This map is a generalised and reduced version of the large survey map in six sheets, which Melchior Bolstra made of the Lower Maas and Merwede between 1738 and 1745. At that time, the Merwede had less and less water to swallow, which made it difficult to keep the river - and further downstream the Lower Maas to the mouth at the North Sea - at the required depth.
Bolstra's map was part of an attempt by the States of Holland to find a solution and involved a complete mapping of the entire basin of the Lower Maas and Merwede. The reason for this was the earlier closure of the kills in the Biesbosch, which caused the water levels in the Merwede to rise sharply. So much so, in fact, that the drainage of the polders was seriously impeded and the undyked areas between the channels were flooded. Moreover, the increased water pressure undermined the dams that had been erected, several of which broke through in 1739.
In order to get a clear picture of all the proposed hydrographical measures, a new mapping of the Merwede and the Lower Maas proved necessary.

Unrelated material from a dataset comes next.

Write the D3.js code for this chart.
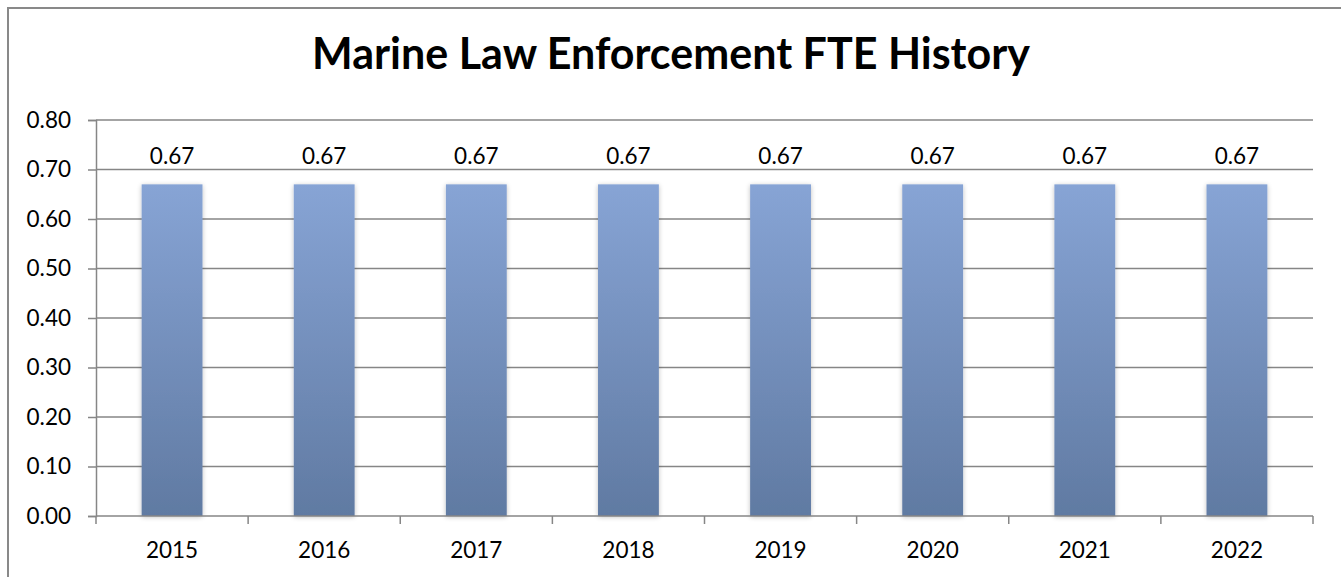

In 1738, Bolstra was commissioned to do so, but it took until 1746 before the map was completely finished. The mapping itself took place in 1738 and 1739, and the river measurements - the rivers on the map are marked with depth lines - between 1738 and 1741. The time was therefore spent in the engraving of the map by David Koster and the lettering by Jan van Jagen.
The reduced version of Bolstra's map appeared in 1749 and was intended for inclusion in Tirion's 'Hedendaegsche historie, of tegenwoordige staet van alle volkeren, dl. VII: Vervolgende de beschryving der Vereenigde Nederlanden, en wel in ’t byzonder van Holland'. The map also appears in Tirion's 'Nieuwe en beknopte Hand-atlas' of around 1750.